--- Material for this task ---
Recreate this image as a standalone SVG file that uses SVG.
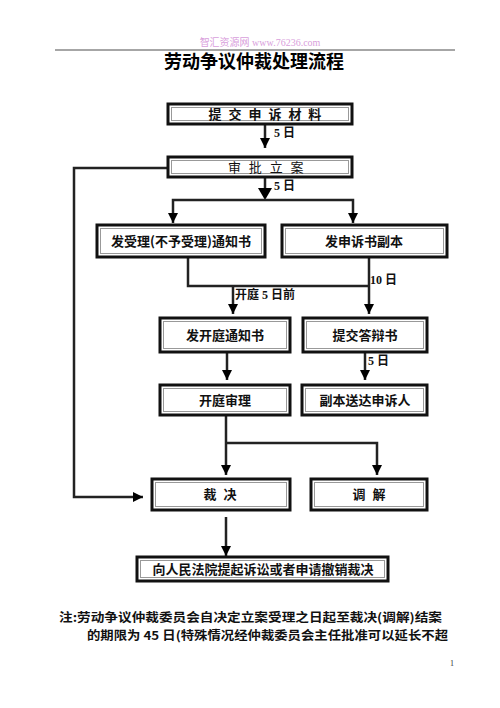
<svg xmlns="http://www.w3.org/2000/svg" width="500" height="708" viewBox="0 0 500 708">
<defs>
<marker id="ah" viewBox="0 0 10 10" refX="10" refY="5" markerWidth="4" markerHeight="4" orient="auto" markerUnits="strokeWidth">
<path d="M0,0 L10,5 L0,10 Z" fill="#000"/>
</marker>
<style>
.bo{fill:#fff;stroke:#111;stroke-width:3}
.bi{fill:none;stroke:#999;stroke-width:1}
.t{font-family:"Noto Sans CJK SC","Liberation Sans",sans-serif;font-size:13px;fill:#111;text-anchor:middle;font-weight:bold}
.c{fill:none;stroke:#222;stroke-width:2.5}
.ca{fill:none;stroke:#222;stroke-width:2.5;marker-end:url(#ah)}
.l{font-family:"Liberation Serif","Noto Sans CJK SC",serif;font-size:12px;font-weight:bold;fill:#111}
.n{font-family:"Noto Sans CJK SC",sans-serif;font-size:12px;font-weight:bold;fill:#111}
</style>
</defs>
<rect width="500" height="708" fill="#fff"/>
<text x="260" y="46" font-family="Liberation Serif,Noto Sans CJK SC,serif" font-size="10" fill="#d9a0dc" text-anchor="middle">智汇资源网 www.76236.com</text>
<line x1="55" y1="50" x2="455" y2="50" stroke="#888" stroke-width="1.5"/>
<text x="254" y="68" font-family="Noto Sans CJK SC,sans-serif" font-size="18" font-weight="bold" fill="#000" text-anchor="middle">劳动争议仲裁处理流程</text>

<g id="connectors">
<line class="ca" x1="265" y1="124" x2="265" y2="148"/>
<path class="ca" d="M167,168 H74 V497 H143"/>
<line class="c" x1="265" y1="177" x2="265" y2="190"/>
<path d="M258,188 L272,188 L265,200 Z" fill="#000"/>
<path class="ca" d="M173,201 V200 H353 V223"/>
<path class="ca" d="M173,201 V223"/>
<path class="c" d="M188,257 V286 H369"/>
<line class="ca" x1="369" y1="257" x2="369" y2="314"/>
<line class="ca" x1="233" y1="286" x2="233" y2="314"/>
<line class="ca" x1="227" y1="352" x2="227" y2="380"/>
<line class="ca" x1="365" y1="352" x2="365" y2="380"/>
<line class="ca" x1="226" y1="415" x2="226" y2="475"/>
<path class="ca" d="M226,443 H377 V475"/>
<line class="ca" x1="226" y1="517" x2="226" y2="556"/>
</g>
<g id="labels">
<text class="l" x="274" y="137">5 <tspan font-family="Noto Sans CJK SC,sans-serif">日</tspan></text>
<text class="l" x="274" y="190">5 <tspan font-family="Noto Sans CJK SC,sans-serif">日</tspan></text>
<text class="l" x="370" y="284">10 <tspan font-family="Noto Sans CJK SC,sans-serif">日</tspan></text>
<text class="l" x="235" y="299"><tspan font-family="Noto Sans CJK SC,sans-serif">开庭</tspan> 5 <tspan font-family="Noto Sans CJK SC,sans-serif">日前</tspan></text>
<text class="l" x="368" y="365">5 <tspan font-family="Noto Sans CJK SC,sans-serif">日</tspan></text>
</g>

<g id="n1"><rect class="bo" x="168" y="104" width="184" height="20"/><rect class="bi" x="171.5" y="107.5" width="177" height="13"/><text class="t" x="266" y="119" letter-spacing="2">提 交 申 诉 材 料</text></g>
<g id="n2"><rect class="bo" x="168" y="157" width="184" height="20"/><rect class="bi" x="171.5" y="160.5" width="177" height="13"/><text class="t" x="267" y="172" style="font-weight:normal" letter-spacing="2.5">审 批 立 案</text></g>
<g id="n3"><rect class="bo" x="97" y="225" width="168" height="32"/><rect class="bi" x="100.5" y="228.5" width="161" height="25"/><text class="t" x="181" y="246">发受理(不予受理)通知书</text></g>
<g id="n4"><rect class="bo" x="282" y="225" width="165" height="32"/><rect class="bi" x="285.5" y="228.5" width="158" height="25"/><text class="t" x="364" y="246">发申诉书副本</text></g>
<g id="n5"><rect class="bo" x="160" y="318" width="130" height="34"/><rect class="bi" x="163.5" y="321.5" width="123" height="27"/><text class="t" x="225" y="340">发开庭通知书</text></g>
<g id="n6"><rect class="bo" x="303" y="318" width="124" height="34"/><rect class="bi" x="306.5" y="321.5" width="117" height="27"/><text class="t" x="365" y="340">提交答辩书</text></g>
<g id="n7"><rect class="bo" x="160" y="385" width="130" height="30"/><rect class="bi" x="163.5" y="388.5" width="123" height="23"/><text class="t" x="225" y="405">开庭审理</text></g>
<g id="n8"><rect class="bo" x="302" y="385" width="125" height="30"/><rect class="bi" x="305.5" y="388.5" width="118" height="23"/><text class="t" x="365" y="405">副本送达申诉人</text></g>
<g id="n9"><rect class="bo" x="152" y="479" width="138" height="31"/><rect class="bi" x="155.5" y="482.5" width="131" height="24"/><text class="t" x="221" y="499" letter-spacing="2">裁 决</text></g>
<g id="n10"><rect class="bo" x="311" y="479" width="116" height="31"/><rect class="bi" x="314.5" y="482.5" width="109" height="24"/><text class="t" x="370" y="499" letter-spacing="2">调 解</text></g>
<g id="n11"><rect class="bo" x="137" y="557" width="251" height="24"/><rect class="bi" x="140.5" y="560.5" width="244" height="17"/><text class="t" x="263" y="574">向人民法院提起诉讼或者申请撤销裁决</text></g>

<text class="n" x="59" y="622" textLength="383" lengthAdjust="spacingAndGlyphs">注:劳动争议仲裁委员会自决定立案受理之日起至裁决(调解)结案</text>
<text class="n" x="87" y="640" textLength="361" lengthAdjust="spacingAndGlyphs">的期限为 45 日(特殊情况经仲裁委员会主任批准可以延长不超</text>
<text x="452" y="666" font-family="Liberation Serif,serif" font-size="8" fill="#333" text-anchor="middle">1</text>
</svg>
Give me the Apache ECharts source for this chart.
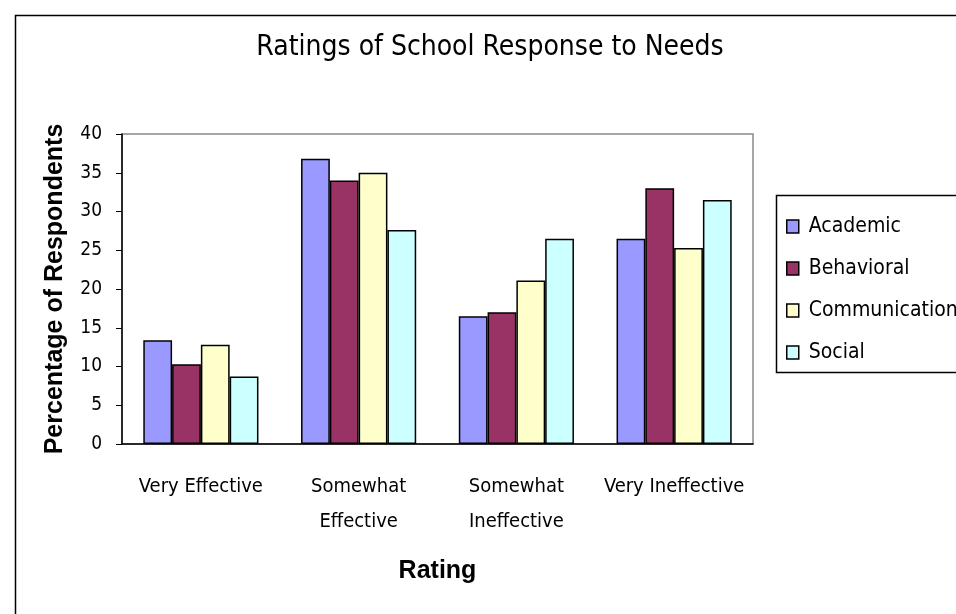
---
◆ The exercise ◆
Repeat the lines above exactly, and keep every picture out.

◆ Expected output ◆
Recreate this image as a standalone SVG file that uses SVG.
<svg xmlns="http://www.w3.org/2000/svg" width="500" height="708" viewBox="0 0 500 708">
<defs>
<marker id="ah" viewBox="0 0 10 10" refX="10" refY="5" markerWidth="4" markerHeight="4" orient="auto" markerUnits="strokeWidth">
<path d="M0,0 L10,5 L0,10 Z" fill="#000"/>
</marker>
<style>
.bo{fill:#fff;stroke:#111;stroke-width:3}
.bi{fill:none;stroke:#999;stroke-width:1}
.t{font-family:"Noto Sans CJK SC","Liberation Sans",sans-serif;font-size:13px;fill:#111;text-anchor:middle;font-weight:bold}
.c{fill:none;stroke:#222;stroke-width:2.5}
.ca{fill:none;stroke:#222;stroke-width:2.5;marker-end:url(#ah)}
.l{font-family:"Liberation Serif","Noto Sans CJK SC",serif;font-size:12px;font-weight:bold;fill:#111}
.n{font-family:"Noto Sans CJK SC",sans-serif;font-size:12px;font-weight:bold;fill:#111}
</style>
</defs>
<rect width="500" height="708" fill="#fff"/>
<text x="260" y="46" font-family="Liberation Serif,Noto Sans CJK SC,serif" font-size="10" fill="#d9a0dc" text-anchor="middle">智汇资源网 www.76236.com</text>
<line x1="55" y1="50" x2="455" y2="50" stroke="#888" stroke-width="1.5"/>
<text x="254" y="68" font-family="Noto Sans CJK SC,sans-serif" font-size="18" font-weight="bold" fill="#000" text-anchor="middle">劳动争议仲裁处理流程</text>

<g id="connectors">
<line class="ca" x1="265" y1="124" x2="265" y2="148"/>
<path class="ca" d="M167,168 H74 V497 H143"/>
<line class="c" x1="265" y1="177" x2="265" y2="190"/>
<path d="M258,188 L272,188 L265,200 Z" fill="#000"/>
<path class="ca" d="M173,201 V200 H353 V223"/>
<path class="ca" d="M173,201 V223"/>
<path class="c" d="M188,257 V286 H369"/>
<line class="ca" x1="369" y1="257" x2="369" y2="314"/>
<line class="ca" x1="233" y1="286" x2="233" y2="314"/>
<line class="ca" x1="227" y1="352" x2="227" y2="380"/>
<line class="ca" x1="365" y1="352" x2="365" y2="380"/>
<line class="ca" x1="226" y1="415" x2="226" y2="475"/>
<path class="ca" d="M226,443 H377 V475"/>
<line class="ca" x1="226" y1="517" x2="226" y2="556"/>
</g>
<g id="labels">
<text class="l" x="274" y="137">5 <tspan font-family="Noto Sans CJK SC,sans-serif">日</tspan></text>
<text class="l" x="274" y="190">5 <tspan font-family="Noto Sans CJK SC,sans-serif">日</tspan></text>
<text class="l" x="370" y="284">10 <tspan font-family="Noto Sans CJK SC,sans-serif">日</tspan></text>
<text class="l" x="235" y="299"><tspan font-family="Noto Sans CJK SC,sans-serif">开庭</tspan> 5 <tspan font-family="Noto Sans CJK SC,sans-serif">日前</tspan></text>
<text class="l" x="368" y="365">5 <tspan font-family="Noto Sans CJK SC,sans-serif">日</tspan></text>
</g>

<g id="n1"><rect class="bo" x="168" y="104" width="184" height="20"/><rect class="bi" x="171.5" y="107.5" width="177" height="13"/><text class="t" x="266" y="119" letter-spacing="2">提 交 申 诉 材 料</text></g>
<g id="n2"><rect class="bo" x="168" y="157" width="184" height="20"/><rect class="bi" x="171.5" y="160.5" width="177" height="13"/><text class="t" x="267" y="172" style="font-weight:normal" letter-spacing="2.5">审 批 立 案</text></g>
<g id="n3"><rect class="bo" x="97" y="225" width="168" height="32"/><rect class="bi" x="100.5" y="228.5" width="161" height="25"/><text class="t" x="181" y="246">发受理(不予受理)通知书</text></g>
<g id="n4"><rect class="bo" x="282" y="225" width="165" height="32"/><rect class="bi" x="285.5" y="228.5" width="158" height="25"/><text class="t" x="364" y="246">发申诉书副本</text></g>
<g id="n5"><rect class="bo" x="160" y="318" width="130" height="34"/><rect class="bi" x="163.5" y="321.5" width="123" height="27"/><text class="t" x="225" y="340">发开庭通知书</text></g>
<g id="n6"><rect class="bo" x="303" y="318" width="124" height="34"/><rect class="bi" x="306.5" y="321.5" width="117" height="27"/><text class="t" x="365" y="340">提交答辩书</text></g>
<g id="n7"><rect class="bo" x="160" y="385" width="130" height="30"/><rect class="bi" x="163.5" y="388.5" width="123" height="23"/><text class="t" x="225" y="405">开庭审理</text></g>
<g id="n8"><rect class="bo" x="302" y="385" width="125" height="30"/><rect class="bi" x="305.5" y="388.5" width="118" height="23"/><text class="t" x="365" y="405">副本送达申诉人</text></g>
<g id="n9"><rect class="bo" x="152" y="479" width="138" height="31"/><rect class="bi" x="155.5" y="482.5" width="131" height="24"/><text class="t" x="221" y="499" letter-spacing="2">裁 决</text></g>
<g id="n10"><rect class="bo" x="311" y="479" width="116" height="31"/><rect class="bi" x="314.5" y="482.5" width="109" height="24"/><text class="t" x="370" y="499" letter-spacing="2">调 解</text></g>
<g id="n11"><rect class="bo" x="137" y="557" width="251" height="24"/><rect class="bi" x="140.5" y="560.5" width="244" height="17"/><text class="t" x="263" y="574">向人民法院提起诉讼或者申请撤销裁决</text></g>

<text class="n" x="59" y="622" textLength="383" lengthAdjust="spacingAndGlyphs">注:劳动争议仲裁委员会自决定立案受理之日起至裁决(调解)结案</text>
<text class="n" x="87" y="640" textLength="361" lengthAdjust="spacingAndGlyphs">的期限为 45 日(特殊情况经仲裁委员会主任批准可以延长不超</text>
<text x="452" y="666" font-family="Liberation Serif,serif" font-size="8" fill="#333" text-anchor="middle">1</text>
</svg>
Give me the Apache ECharts source for this chart.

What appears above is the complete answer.